Son centenaire est passé de quelques mois, mais il n’est jamais trop tard pour lui rendre hommage : Camille Saint-Saëns, à l’honneur du dernier album du Trio Zadig, était fêté une nouvelle fois par cette formation Salle Cortot. L’occasion d’un coup de projecteur sur sa musique pour trio, assez rarement jouée…
La première partie du concert est d’ailleurs composée de raretés : des arrangements pour trio, réalisés par Saint-Saëns, de pièces de Rameau et Liszt. Si la curiosité est d’abord piquée par ce mélange de styles, on finit par se lasser du décalage des écritures, qui subsiste toujours entre l’arrangeur et la partition originale : le finale du Concert n° 1 de Rameau, par exemple, est beaucoup plus impétueux et lourd ici que dans sa version originale, plus sautillante ; quant au poème symphonique Orphée de Liszt, il n’a pas en version de chambre le charme d’une riche orchestration, mais plutôt l’allure d’une simple juxtaposition de thèmes.

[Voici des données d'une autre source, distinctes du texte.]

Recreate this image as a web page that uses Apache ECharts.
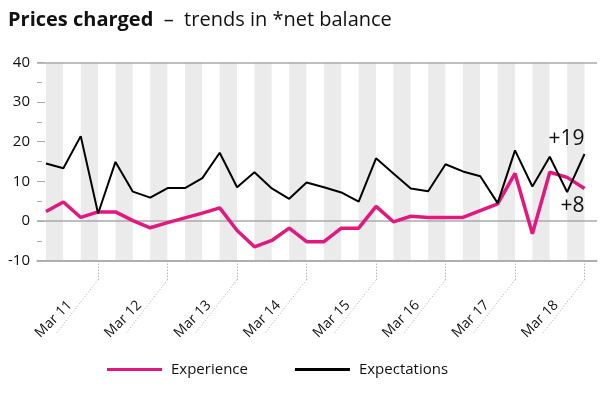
<!DOCTYPE html>
<html>
<head>
<meta charset="utf-8">
<script src="https://cdn.jsdelivr.net/npm/echarts@6/dist/echarts.min.js"></script>
<style>
html,body{margin:0;padding:0;background:#fff;}
#c{width:614px;height:395px;}
</style>
</head>
<body>
<div id="c"></div>
<script>
const categories = ['Jun 10','Sep 10','Dec 10','Mar 11','Jun 11','Sep 11','Dec 11','Mar 12','Jun 12','Sep 12','Dec 12','Mar 13','Jun 13','Sep 13','Dec 13','Mar 14','Jun 14','Sep 14','Dec 14','Mar 15','Jun 15','Sep 15','Dec 15','Mar 16','Jun 16','Sep 16','Dec 16','Mar 17','Jun 17','Sep 17','Dec 17','Mar 18'];
const experience = [2.4, 4.8, 0.9, 2.3, 2.3, 0.1, -1.7, -0.4, 0.8, 2.0, 3.3, -2.4, -6.5, -4.9, -1.8, -5.2, -5.2, -1.8, -1.8, 3.7, -0.2, 1.2, 0.9, 0.9, 0.9, 2.6, 4.3, 12.0, -3.2, 12.3, 11.0, 8.2];
const expectations = [14.5, 13.3, 21.4, 1.9, 14.9, 7.4, 5.9, 8.3, 8.3, 10.8, 17.2, 8.5, 12.3, 8.2, 5.6, 9.7, 8.5, 7.2, 4.9, 15.8, 12.0, 8.2, 7.5, 14.3, 12.5, 11.3, 4.5, 17.8, 8.7, 16.2, 7.3, 16.9];
const seriesNames = ['Experience', 'Expectations'];
const endLabels = ['+8', '+19'];
const yTicks = [-10, 0, 10, 20, 30, 40];

const FONT = 'Open Sans';
const PINK = '#e2187f';
const isMar = (i, v) => String(v).indexOf('Mar') === 0;

function withEndLabel(values, text, pos) {
  return values.map((v, i) => i === values.length - 1 ? {
    value: v,
    label: {show: true, formatter: text, position: pos, align: 'right', distance: pos === 'top' ? 4 : 7,
      fontFamily: FONT, fontSize: 21, color: '#111'}
  } : v);
}

const chart = echarts.init(document.getElementById('c'), null, {renderer: 'canvas'});
const option = {
  animation: false,
  backgroundColor: '#fff',
  title: {
    left: 3, top: 5,
    text: '{b|Prices charged}{n|  –  trends in *net balance}',
    textStyle: {
      fontWeight: 'normal',
      rich: {
        b: {fontFamily: FONT, fontWeight: 'bold', fontSize: 20, color: '#111'},
        n: {fontFamily: FONT, fontWeight: 'normal', fontSize: 20, color: '#111'}
      }
    }
  },
  legend: {
    left: 102, top: 357,
    icon: 'rect',
    itemWidth: 55, itemHeight: 3, itemGap: 47,
    textStyle: {fontFamily: FONT, fontSize: 15, color: '#111', padding: [0, 0, 0, 4]},
    data: seriesNames
  },
  grid: [
    {left: 46, right: 29.5, top: 62.3, bottom: 134.3},
    {left: 37, right: 17, top: 62.3, bottom: 134.3}
  ],
  xAxis: [
    {
      type: 'category', gridIndex: 0, data: categories, boundaryGap: false,
      axisLine: {show: false, onZero: false},
      axisTick: {show: true, interval: isMar, length: 20, lineStyle: {color: '#999', type: [1, 2], width: 1}},
      axisLabel: {show: true, interval: isMar, rotate: 45, margin: 14, padding: [0, 40, 0, 0],
        fontFamily: FONT, fontSize: 14, color: '#111'},
      splitLine: {show: false},
      splitArea: {show: true, interval: 0, areaStyle: {color: ['#ebebeb', '#ffffff']}}
    },
    {
      type: 'value', gridIndex: 1, min: 0, max: 1, show: true, z: 2,
      axisLine: {show: true, onZero: false, lineStyle: {color: '#aaa', width: 1.5}},
      axisTick: {show: false}, axisLabel: {show: false}, splitLine: {show: false}
    }
  ],
  yAxis: [
    {type: 'value', gridIndex: 0, min: yTicks[0], max: yTicks[yTicks.length - 1], interval: 10, show: false},
    {
      type: 'value', gridIndex: 1, min: yTicks[0], max: yTicks[yTicks.length - 1], interval: 10, z: 2,
      axisLine: {show: false},
      axisTick: {show: true, inside: true, length: 8, lineStyle: {color: '#aaa', width: 1}},
      minorTick: {show: true, splitNumber: 2, length: 5, lineStyle: {color: '#aaa', width: 1}},
      axisLabel: {margin: 7, fontFamily: FONT, fontSize: 15, color: '#111'},
      splitLine: {show: true, lineStyle: {color: ['#aaa', '#aaa', 'rgba(0,0,0,0)', 'rgba(0,0,0,0)', 'rgba(0,0,0,0)', '#aaa'], width: 1.5}}
    }
  ],
  series: [
    {
      name: seriesNames[0], type: 'line', xAxisIndex: 0, yAxisIndex: 0, z: 4,
      data: withEndLabel(experience, endLabels[0], 'bottom'),
      symbol: 'circle', symbolSize: 0, showSymbol: true,
      lineStyle: {color: PINK, width: 3.5}, itemStyle: {color: PINK}
    },
    {
      name: seriesNames[1], type: 'line', xAxisIndex: 0, yAxisIndex: 0, z: 5,
      data: withEndLabel(expectations, endLabels[1], 'top'),
      symbol: 'circle', symbolSize: 0, showSymbol: true,
      lineStyle: {color: '#000', width: 2}, itemStyle: {color: '#000'}
    }
  ]
};
chart.setOption(option);

// dotted diagonal leaders under each shown tick
const y0 = chart.convertToPixel({yAxisIndex: 0}, yTicks[0]);
const leaders = [];
categories.forEach((c, i) => {
  if (!isMar(i, c)) return;
  const x = chart.convertToPixel({xAxisIndex: 0}, c);
  leaders.push({
    type: 'polyline', silent: true, z: 10,
    shape: {points: [[x, y0 + 19], [x - 42, y0 + 73]]},
    style: {stroke: '#aaa', lineWidth: 1, lineDash: [1, 2], fill: null}
  });
});
chart.setOption({graphic: leaders});
</script>
</body>
</html>
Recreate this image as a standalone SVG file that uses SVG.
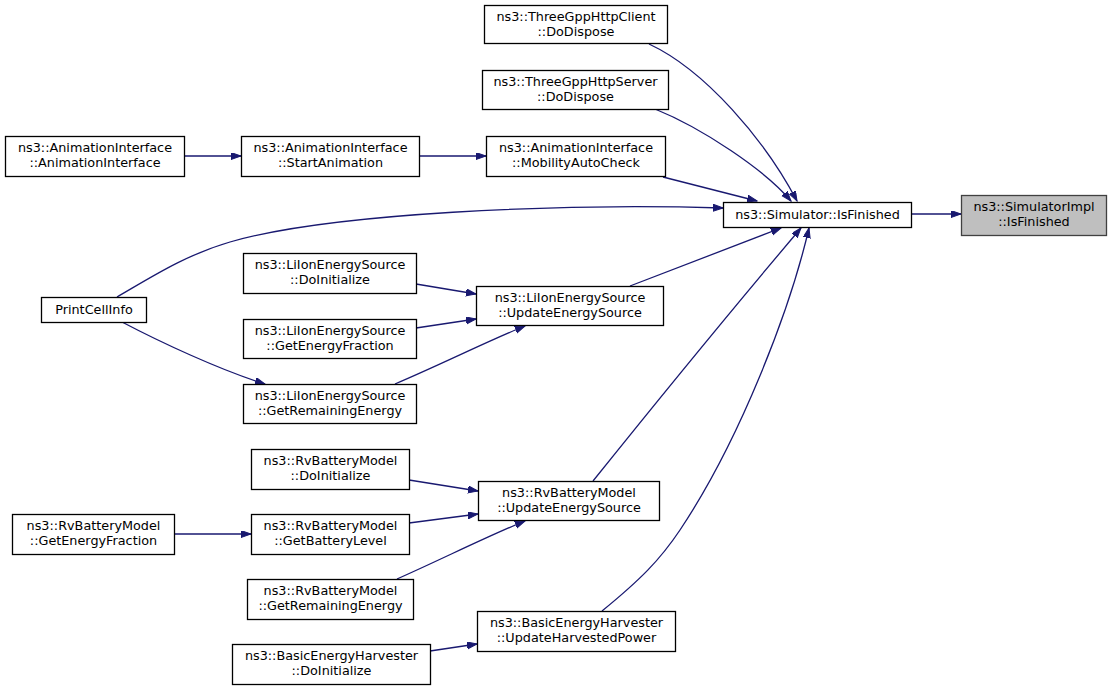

Heureusement, le Trio Zadig défend cette musique avec fièvre. Chez Rameau, Boris Borgolotto (violon) et Marc Girard Garcia (violoncelle) adoptent un jeu résolument moderne, soulignant les phrases d’un vibrato riche, défendant une lecture fougueuse des mouvements rapides, et plaintive, voire sentimentale, des mouvements lents. Sans chercher à insuffler d’air dans leurs archets ou à souligner les appuis, mais avec une débauche d’énergie et de remarquables effets de dialogues et de surenchère, ils parviennent à offrir une lecture exubérante et finalement très séduisante du Concert n° 5. Le piano de Ian Barber n’est pas en reste : avec son détaché impeccablement net, il parvient à insuffler de la légèreté quand c’est nécessaire, tout en plaquant des accords lugubres dans les passages les plus sombres.
Chez Liszt, on admire avant tout la recherche du beau son. Dans son introduction, le piano se fait liquide ; dans les thèmes chantés qui suivent, violon et violoncelle crèvent la scène, avec un son à la fois chaud et brillant rehaussé de vibrato. Si l’écriture des dialogues n’est pas toujours convaincante, on est captivé par les tuttis où les trémolos des cordes suffisent à imaginer un orchestre entier. La lente et douce marche qui conclut la pièce est peut-être la plus belle trouvaille de ce poème… chambriste.